Investigators from The Texas A&M University System Health Science Center College of Medicine’s Children’s Immunization Education Initiative (CIEI) Program will present their findings from a childhood immunization survey in Hidalgo County colonias at two meetings this week at the A&M Health Science Center’s South Texas Center in McAllen. Program Director and College of Medicine Executive Associate Dean Roderick E. McCallum, Ph.D., and CIEI Program Coordinator Nancy Arden, M.N., will report on the project’s findings to community leaders, public health officials, health care providers and volunteers. The project was funded by the Houston Endowment.
The meetings will take place on Wednesday, September 15, 2004, from 1 p.m. to 3 p.m. and on Thursday, September 16, 2004, from 9 a.m. to 11 a.m. in Room 101 in the South Texas Center, which is located at 701 E. Vermont Street in McAllen.
The project’s Executive Summary describes the scope of the CIEI study: “As Texas ranks low in childhood immunization rates, we were interested in surveying the immunization status of young children in underserved communities in South Texas. The primary objectives of the survey were to assess immunization coverage of children ages 19 months through 35 months living in colonias in Hidalgo County; assess parental knowledge and attitudes about immunizations; and determine the importance of access to health care, cost, health services delivery, and vaccine promotion, education and outreach strategies.”

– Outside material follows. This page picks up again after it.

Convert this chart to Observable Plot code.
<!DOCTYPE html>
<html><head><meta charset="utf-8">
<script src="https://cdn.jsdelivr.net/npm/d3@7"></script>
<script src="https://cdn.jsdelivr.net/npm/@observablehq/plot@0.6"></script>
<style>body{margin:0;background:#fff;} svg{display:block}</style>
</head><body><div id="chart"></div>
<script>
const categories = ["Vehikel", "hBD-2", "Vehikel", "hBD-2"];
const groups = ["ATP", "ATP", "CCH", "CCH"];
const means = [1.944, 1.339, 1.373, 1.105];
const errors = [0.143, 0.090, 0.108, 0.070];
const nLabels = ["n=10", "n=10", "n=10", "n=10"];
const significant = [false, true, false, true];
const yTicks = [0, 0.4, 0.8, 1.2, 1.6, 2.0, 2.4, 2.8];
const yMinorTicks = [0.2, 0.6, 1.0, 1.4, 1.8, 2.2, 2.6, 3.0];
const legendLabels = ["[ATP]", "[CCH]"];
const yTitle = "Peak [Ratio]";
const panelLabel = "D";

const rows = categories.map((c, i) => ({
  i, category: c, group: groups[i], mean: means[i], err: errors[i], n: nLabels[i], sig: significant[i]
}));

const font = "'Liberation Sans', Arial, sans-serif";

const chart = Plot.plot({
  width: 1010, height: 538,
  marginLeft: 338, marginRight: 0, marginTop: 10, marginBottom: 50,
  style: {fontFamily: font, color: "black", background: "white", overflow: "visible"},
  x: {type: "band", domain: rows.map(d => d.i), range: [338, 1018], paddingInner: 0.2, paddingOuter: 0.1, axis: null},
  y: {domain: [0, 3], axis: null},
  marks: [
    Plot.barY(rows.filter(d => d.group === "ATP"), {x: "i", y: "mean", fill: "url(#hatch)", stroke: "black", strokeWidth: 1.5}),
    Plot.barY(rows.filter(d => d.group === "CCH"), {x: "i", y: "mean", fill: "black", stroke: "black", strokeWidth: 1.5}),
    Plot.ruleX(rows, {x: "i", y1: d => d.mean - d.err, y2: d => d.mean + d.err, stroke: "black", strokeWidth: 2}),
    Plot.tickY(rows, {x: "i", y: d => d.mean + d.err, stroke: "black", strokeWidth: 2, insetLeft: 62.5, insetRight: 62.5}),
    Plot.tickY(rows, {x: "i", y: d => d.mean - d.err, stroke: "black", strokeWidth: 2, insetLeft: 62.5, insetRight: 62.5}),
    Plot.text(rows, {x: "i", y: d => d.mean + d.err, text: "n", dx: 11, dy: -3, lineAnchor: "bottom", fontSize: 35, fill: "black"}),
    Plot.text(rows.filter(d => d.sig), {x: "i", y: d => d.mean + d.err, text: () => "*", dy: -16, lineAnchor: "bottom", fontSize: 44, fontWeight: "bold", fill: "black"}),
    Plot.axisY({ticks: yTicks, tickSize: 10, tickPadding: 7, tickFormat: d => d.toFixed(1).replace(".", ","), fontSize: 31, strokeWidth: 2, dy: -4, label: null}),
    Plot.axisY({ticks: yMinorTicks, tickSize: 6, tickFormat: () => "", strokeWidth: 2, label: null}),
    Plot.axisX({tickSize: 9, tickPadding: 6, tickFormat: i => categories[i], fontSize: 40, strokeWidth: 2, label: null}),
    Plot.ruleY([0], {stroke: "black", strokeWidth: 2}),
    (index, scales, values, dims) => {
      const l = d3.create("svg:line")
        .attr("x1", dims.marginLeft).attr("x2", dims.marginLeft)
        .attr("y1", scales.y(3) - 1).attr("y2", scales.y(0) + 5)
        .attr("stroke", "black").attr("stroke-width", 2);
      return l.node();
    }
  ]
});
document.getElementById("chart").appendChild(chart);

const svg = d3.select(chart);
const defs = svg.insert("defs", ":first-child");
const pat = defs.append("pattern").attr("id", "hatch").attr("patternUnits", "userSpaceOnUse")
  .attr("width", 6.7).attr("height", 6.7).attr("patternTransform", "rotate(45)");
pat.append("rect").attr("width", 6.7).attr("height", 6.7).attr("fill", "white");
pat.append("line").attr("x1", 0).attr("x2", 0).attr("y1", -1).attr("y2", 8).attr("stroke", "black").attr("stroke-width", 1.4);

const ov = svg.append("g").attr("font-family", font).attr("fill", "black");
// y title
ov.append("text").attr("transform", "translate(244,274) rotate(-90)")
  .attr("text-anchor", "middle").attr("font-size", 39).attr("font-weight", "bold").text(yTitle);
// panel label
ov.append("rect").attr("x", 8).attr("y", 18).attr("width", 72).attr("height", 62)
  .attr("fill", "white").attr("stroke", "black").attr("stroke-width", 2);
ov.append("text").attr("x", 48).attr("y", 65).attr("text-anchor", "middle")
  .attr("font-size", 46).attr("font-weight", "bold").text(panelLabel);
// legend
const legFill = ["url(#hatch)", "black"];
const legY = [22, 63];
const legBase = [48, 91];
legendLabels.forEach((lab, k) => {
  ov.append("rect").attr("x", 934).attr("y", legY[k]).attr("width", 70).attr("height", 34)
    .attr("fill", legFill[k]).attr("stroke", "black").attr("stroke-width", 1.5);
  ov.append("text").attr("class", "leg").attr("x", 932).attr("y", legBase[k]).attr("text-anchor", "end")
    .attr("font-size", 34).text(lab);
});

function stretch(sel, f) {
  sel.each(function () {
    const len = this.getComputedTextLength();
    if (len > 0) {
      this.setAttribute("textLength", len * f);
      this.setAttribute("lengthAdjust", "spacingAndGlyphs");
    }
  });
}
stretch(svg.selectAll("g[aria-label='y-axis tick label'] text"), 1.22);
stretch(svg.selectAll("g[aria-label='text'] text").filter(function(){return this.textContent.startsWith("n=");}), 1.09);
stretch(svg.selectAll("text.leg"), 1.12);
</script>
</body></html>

The major findings that Dr. McCallum and Ms. Arden will discuss include the following:
· Young children living in Hidalgo County colonias are at least as well immunized as other children in Texas, and may have better coverage than the average child.

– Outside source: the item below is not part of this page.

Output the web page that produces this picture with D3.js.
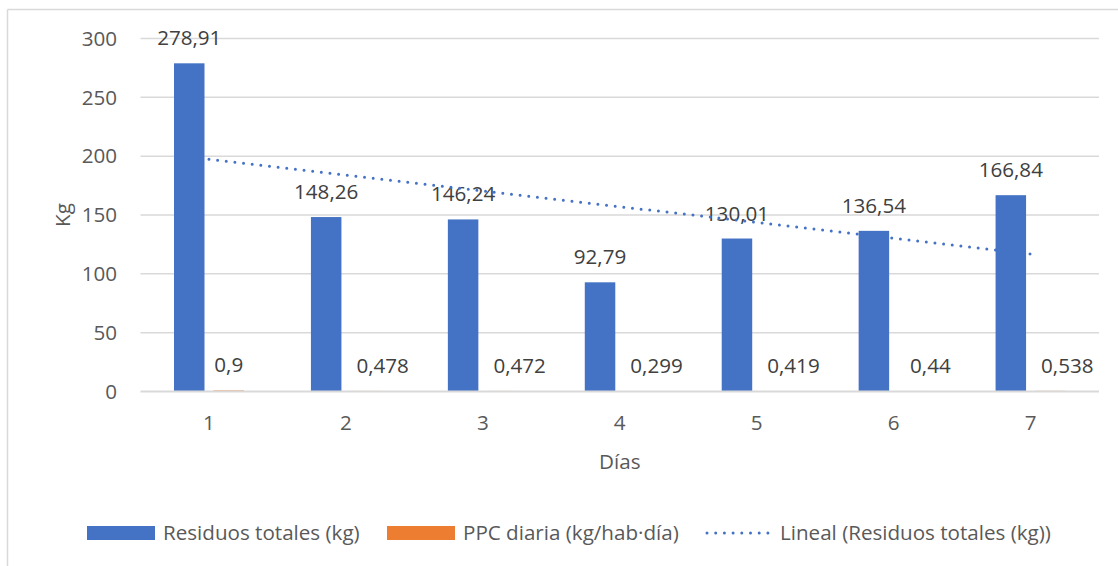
<!DOCTYPE html>
<html>
<head>
<meta charset="utf-8">
<script src="https://cdn.jsdelivr.net/npm/d3@7"></script>
<style>
  html, body { margin: 0; padding: 0; background: #fff; }
  svg { display: block; }
  text { font-family: "Open Sans", "Liberation Sans", sans-serif; fill: #595959; }
  text.lbl { fill: #404040; }
</style>
</head>
<body>
<svg id="chart" width="1118" height="566"></svg>
<script>
// ---- data ----
const days = ["1", "2", "3", "4", "5", "6", "7"];
const residuos = [278.91, 148.26, 146.24, 92.79, 130.01, 136.54, 166.84];
const ppc = [0.9, 0.478, 0.472, 0.299, 0.419, 0.44, 0.538];
const yTicks = [0, 50, 100, 150, 200, 250, 300];
const seriesNames = ["Residuos totales (kg)", "PPC diaria (kg/hab·día)"];
const trendName = "Lineal (Residuos totales (kg))";
const xTitle = "Días";
const yTitle = "Kg";

// ---- layout / style ----
const W = 1118, H = 566;
const plot = { left: 140.5, right: 1099, top: 38.5, bottom: 391.5 };
const blue = "#4472C4", orange = "#ED7D31", grid = "#D9D9D9";
const fs = 20.6;
// horizontal nudges of the PPC data labels as placed in the original chart
const ppcLabelDx = [0, 17, 17, 17, 17, 17, 17];

const svg = d3.select("#chart");

// chart frame (left and top edges visible)
svg.append("line").attr("x1", 7.5).attr("x2", 7.5).attr("y1", 9.5).attr("y2", H)
  .attr("stroke", grid).attr("stroke-width", 1.5);
svg.append("line").attr("x1", 7.5).attr("x2", W).attr("y1", 9.5).attr("y2", 9.5)
  .attr("stroke", grid).attr("stroke-width", 1.5);

const x = d3.scaleBand().domain(days).range([plot.left, plot.right]).padding(0);
const xs = d3.scaleBand().domain(seriesNames)
  .range([33.5, 103.5]).paddingInner(0.228).paddingOuter(0);
const y = d3.scaleLinear().domain([0, 300]).range([plot.bottom, plot.top]);

// gridlines (except baseline, drawn later above bars)
svg.append("g").selectAll("line").data(yTicks.filter(d => d !== 0)).join("line")
  .attr("x1", plot.left).attr("x2", plot.right)
  .attr("y1", d => y(d)).attr("y2", d => y(d))
  .attr("stroke", grid).attr("stroke-width", 1.5);

// y axis labels
const fmtTick = d3.format("d");
svg.append("g").selectAll("text").data(yTicks).join("text")
  .attr("x", 117).attr("y", d => y(d)).attr("dy", "0.35em")
  .attr("text-anchor", "end").attr("font-size", fs).text(d => fmtTick(d));

// x axis labels
svg.append("g").selectAll("text").data(days).join("text")
  .attr("x", d => x(d) + x.bandwidth() / 2).attr("y", 430)
  .attr("text-anchor", "middle").attr("font-size", fs).text(d => d);

// axis titles
svg.append("text").attr("x", (plot.left + plot.right) / 2).attr("y", 469)
  .attr("text-anchor", "middle").attr("font-size", fs).text(xTitle);
svg.append("text")
  .attr("transform", `translate(70,${(plot.top + plot.bottom) / 2}) rotate(-90)`)
  .attr("text-anchor", "middle").attr("font-size", fs).text(yTitle);

// bars
const series = [
  { name: seriesNames[0], values: residuos, color: blue, dx: days.map(() => 0) },
  { name: seriesNames[1], values: ppc, color: orange, dx: ppcLabelDx }
];
const fmtNum = v => String(v).replace(".", ",");

const barLayer = svg.append("g");
const labelLayer = svg.append("g");
series.forEach(s => {
  barLayer.append("g").selectAll("rect").data(days).join("rect")
    .attr("x", (d, i) => x(d) + xs(s.name))
    .attr("width", xs.bandwidth())
    .attr("y", (d, i) => y(s.values[i]))
    .attr("height", (d, i) => y(0) - y(s.values[i]))
    .attr("fill", s.color);
  labelLayer.append("g").selectAll("text").data(days).join("text")
    .attr("class", "lbl")
    .attr("x", (d, i) => x(d) + xs(s.name) + xs.bandwidth() / 2 + s.dx[i])
    .attr("y", (d, i) => y(s.values[i]) - 18)
    .attr("text-anchor", "middle").attr("font-size", fs)
    .text((d, i) => fmtNum(s.values[i]));
});

// category axis baseline on top of bars
svg.append("line").attr("x1", plot.left).attr("x2", plot.right)
  .attr("y1", y(0)).attr("y2", y(0))
  .attr("stroke", grid).attr("stroke-width", 2.2);

// linear trendline (least squares on residuos)
const xsIdx = days.map((d, i) => i + 1);
const mx = d3.mean(xsIdx), my = d3.mean(residuos);
const slope = d3.sum(xsIdx, (xi, i) => (xi - mx) * (residuos[i] - my)) /
              d3.sum(xsIdx, xi => (xi - mx) ** 2);
const icpt = my - slope * mx;
const first = days[0], last = days[days.length - 1];
const trendPts = [
  [x(first) + x.bandwidth() / 2, y(icpt + slope * 1)],
  [x(last) + x.bandwidth() / 2, y(icpt + slope * days.length)]
];
svg.append("path").attr("d", d3.line()(trendPts))
  .attr("fill", "none").attr("stroke", blue).attr("stroke-width", 3)
  .attr("stroke-linecap", "round").attr("stroke-dasharray", "0 8.7");

// legend
const ly = 533;
const lg = svg.append("g");
lg.append("rect").attr("x", 87).attr("y", ly - 7).attr("width", 68).attr("height", 14).attr("fill", blue);
lg.append("text").attr("x", 163).attr("y", ly).attr("dy", "0.35em").attr("font-size", fs).text(seriesNames[0]);
lg.append("rect").attr("x", 387).attr("y", ly - 7).attr("width", 68).attr("height", 14).attr("fill", orange);
lg.append("text").attr("x", 463).attr("y", ly).attr("dy", "0.35em").attr("font-size", fs).text(seriesNames[1]);
lg.append("line").attr("x1", 707).attr("x2", 769).attr("y1", ly).attr("y2", ly)
  .attr("stroke", blue).attr("stroke-width", 3).attr("stroke-linecap", "round")
  .attr("stroke-dasharray", "0 8.7");
lg.append("text").attr("x", 780).attr("y", ly).attr("dy", "0.35em").attr("font-size", fs).text(trendName);
</script>
</body>
</html>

· While the up-to-date immunization status in this survey was higher than expected, many children were vaccinated later than recommended.
· The type of health insurance that covered the child’s medical expenses was strongly associated with immunization coverage. Children covered by CHIP or Medicaid had substantially higher coverage for most vaccination series.
· Although only 12 percent of those surveyed cited lack of money as a barrier to getting their children immunized, their children were significantly less likely to be up-to-date. They were also more likely to have no insurance or private insurance.
· A larger number of people surveyed (one-third) said that lack of transportation had prevented them from getting their children immunized.
· Participation in the WIC program was strongly associated with higher immunization coverage compared to non-participants.
· Not a single child had a record of influenza immunization, in spite of the fact that 10 percent of children met the criteria for annual immunization against influenza by virtue of having a high-risk medical condition themselves and 28 percent by living in a household with someone with a high-risk medical condition.
· There were a number of variables that have been shown to be associated with childhood immunization coverage in other studies that were not found to be associated in this study.
· Information obtained about individual dwellings, water supply, wastewater management, and types of roads in the colonias that were visited suggests that substantial improvements have been made in recent years.
The Texas A&M University System Health Science Center provides the state with health education, outreach and research. Its five components located in communities throughout Texas are Baylor College of Dentistry, the College of Medicine, the Graduate School of Biomedical Sciences, the Institute of Biosciences and Technology and the School of Rural Public Health.